Des rencontres perilleuses
Justine Augier, qui habite Beyrouth, vient alors de renoncer à ses engagements humanitaires pour se consacrer à l’écriture. Une tâche qu’elle estime pourtant vaine, au regard du drame qui se précise à quelques kilomètres de là. Alors, l’auteure décide de partir sur les traces de l’avocate syrienne. Une enquête dont elle assume d’emblée la dimension obsessionnelle et quasi vouée à l’échec.
Elle aborde son sujet avec l’honnêteté et l’humilité qu’il requiert, le portrait de son héroïne se dessinant au gré de rencontres parfois périlleuses : la famille, les proches, certains de ses ennemis, ceux que l’on soupçonne d’avoir trahi Zaitouneh.
Avec l’aide de hackers
Ayant déjà mené divers types d’enquêtes pour l’ONU, Augier sait comment s’immiscer au cœur de groupes et de communautés a priori hostiles. Elle se lie à des hackers pour accéder aux conversations privées de l’avocate, enfouies dans les arcanes du web.

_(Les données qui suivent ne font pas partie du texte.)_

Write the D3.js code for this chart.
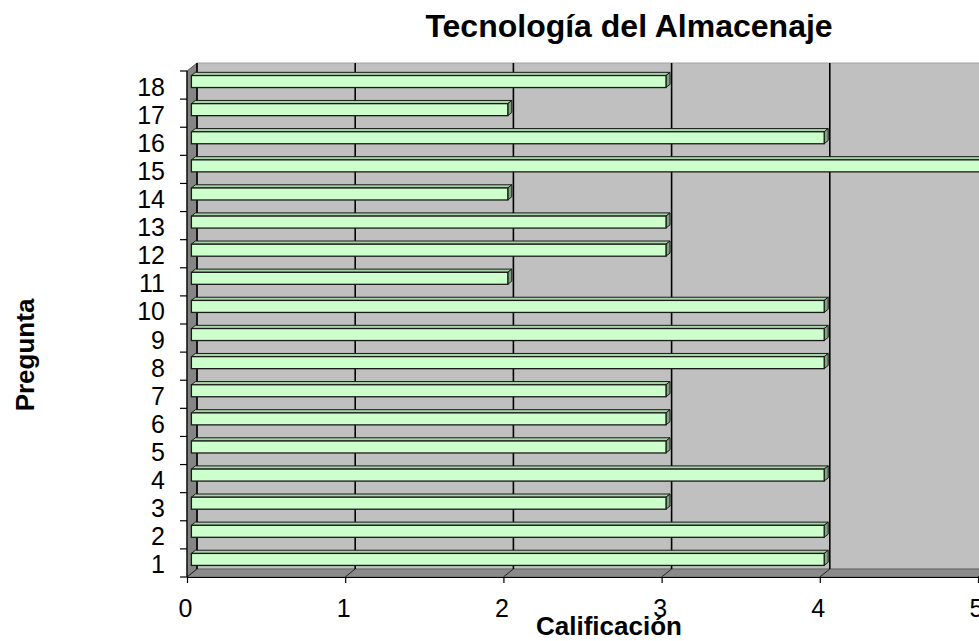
<!DOCTYPE html>
<html>
<head>
<meta charset="utf-8">
<script src="https://cdn.jsdelivr.net/npm/d3@7"></script>
<style>
  html, body { margin: 0; padding: 0; background: #fff; }
  svg { display: block; }
  text { font-family: "Liberation Sans", Arial, sans-serif; fill: #000; }
</style>
</head>
<body>
<svg id="chart" width="979" height="641"></svg>
<script>
const categories = ["1","2","3","4","5","6","7","8","9","10","11","12","13","14","15","16","17","18"];
const values = [4,4,3,4,3,3,3,4,4,4,2,3,3,2,5,4,2,3];
const xTicks = [0,1,2,3,4,5];
const chartTitle = "Tecnología del Almacenaje";
const xTitle = "Calificación";
const yTitle = "Pregunta";

const W = 979, H = 641;
const X0 = 187, X1 = 978, YB = 577, YT = 71;
const DX = 10, DY = -8;
const F0 = 0.44, F1 = 0.84;

const svg = d3.select("#chart");
const x = d3.scaleLinear().domain([0, 5]).range([X0, X1]);
const y = d3.scaleBand().domain(categories).range([YB, YT]).padding(0);
const bw = y.bandwidth();

// back wall
svg.append("polygon")
  .attr("points", [[x(0)+DX, YB+DY],[x(5)+DX, YB+DY],[x(5)+DX, YT+DY],[x(0)+DX, YT+DY]].join(" "))
  .attr("fill", "#c0c0c0").attr("stroke", "#a0a0a0").attr("stroke-width", 1);
// left wall
svg.append("polygon")
  .attr("points", [[x(0), YB],[x(0)+DX, YB+DY],[x(0)+DX, YT+DY],[x(0), YT]].join(" "))
  .attr("fill", "#858585").attr("stroke", "#555").attr("stroke-width", 1);
// floor
svg.append("polygon")
  .attr("points", [[x(0), YB],[x(5), YB],[x(5)+DX, YB+DY],[x(0)+DX, YB+DY]].join(" "))
  .attr("fill", "#8a8a8a").attr("stroke", "#666").attr("stroke-width", 1);

// back wall gridlines
svg.append("g").selectAll("line").data(xTicks.slice(0, 5)).join("line")
  .attr("x1", d => x(d)+DX).attr("x2", d => x(d)+DX)
  .attr("y1", YB+DY).attr("y2", YT+DY)
  .attr("stroke", "#000").attr("stroke-width", 1.6);
// floor gridlines
svg.append("g").selectAll("line").data(xTicks).join("line")
  .attr("x1", d => x(d)).attr("x2", d => x(d)+DX)
  .attr("y1", YB).attr("y2", YB+DY)
  .attr("stroke", "#222").attr("stroke-width", 1);

// bars (top to bottom so lower ones are drawn over)
const data = categories.map((c, i) => ({c, v: values[i]})).reverse();
const barH = 12;
const ddx = DX*(F1-F0), ddy = DY*(F1-F0);
const bars = svg.append("g").selectAll("g").data(data).join("g");
bars.each(function(d) {
  const g = d3.select(this);
  const xl = x(0) + DX*F0, xr = x(d.v) + DX*F0;
  const cy = y(d.c) + bw/2 + DY*F0;
  const yt = cy - barH/2, yb = cy + barH/2;
  g.append("polygon")
    .attr("points", [[xl, yt],[xr, yt],[xr+ddx, yt+ddy],[xl+ddx, yt+ddy]].join(" "))
    .attr("fill", "#a6d4a6").attr("stroke", "#1a1a1a").attr("stroke-width", 1);
  g.append("polygon")
    .attr("points", [[xr, yt],[xr+ddx, yt+ddy],[xr+ddx, yb+ddy],[xr, yb]].join(" "))
    .attr("fill", "#7fa57f").attr("stroke", "#1a1a1a").attr("stroke-width", 1);
  g.append("rect")
    .attr("x", xl).attr("y", yt).attr("width", xr - xl).attr("height", barH)
    .attr("fill", "#ccffcc").attr("stroke", "#1a1a1a").attr("stroke-width", 1.3);
});

// y axis
const yAxis = svg.append("g").attr("transform", `translate(${X0},0)`)
  .call(d3.axisLeft(y).tickSize(0).tickPadding(22));
yAxis.select(".domain").remove();
yAxis.selectAll("text").attr("font-size", 25).attr("dy", "0.42em")
  .style("font-family", '"Liberation Sans", Arial, sans-serif');
svg.append("line").attr("x1", X0).attr("x2", X0).attr("y1", YT).attr("y2", YB)
  .attr("stroke", "#000").attr("stroke-width", 1.2);
svg.append("g").selectAll("line").data(categories).join("line")
  .attr("x1", X0 - 7).attr("x2", X0)
  .attr("y1", d => y(d)).attr("y2", d => y(d))
  .attr("stroke", "#000").attr("stroke-width", 1.2);
svg.append("line").attr("x1", X0 - 7).attr("x2", X0).attr("y1", YB).attr("y2", YB)
  .attr("stroke", "#000").attr("stroke-width", 1.2);

// x axis
const xAxis = svg.append("g").attr("transform", `translate(0,${YB})`)
  .call(d3.axisBottom(x).tickValues(xTicks).tickSize(6).tickSizeOuter(0).tickFormat(d3.format("d")));
xAxis.select(".domain").attr("stroke", "#000").attr("stroke-width", 1.2);
xAxis.selectAll(".tick line").attr("stroke", "#000").attr("stroke-width", 1.2);
xAxis.selectAll("text").attr("font-size", 25).attr("y", 22).attr("x", -2)
  .style("font-family", '"Liberation Sans", Arial, sans-serif');

// titles
svg.append("text").attr("x", 629).attr("y", 37).attr("text-anchor", "middle")
  .attr("font-size", 32).attr("font-weight", "bold").text(chartTitle);
svg.append("text").attr("x", 609).attr("y", 635).attr("text-anchor", "middle")
  .attr("font-size", 26).attr("font-weight", "bold").text(xTitle);
svg.append("text").attr("transform", "translate(34,355) rotate(-90)").attr("text-anchor", "middle")
  .attr("font-size", 26).attr("font-weight", "bold").text(yTitle);
</script>
</body>
</html>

Elle raconte sa double vie, la clandestinité, la pseudonymie comme dernier rempart pour s’exprimer librement.
Les fausses accusations qu’elle dût apprendre à ignorer, la peur qu’on tâche d’instiller pour qu’elle finisse par se censurer. La colère enfin, ce piège “qui vient quand il n’y a plus de moyen de se délester de l’amertume qui s’infiltre, use, étouffe l’ardeur et entrave la lucidité”. Entre Asli Erdogan et Emmanuel Carrère, un livre important, juste et courageux.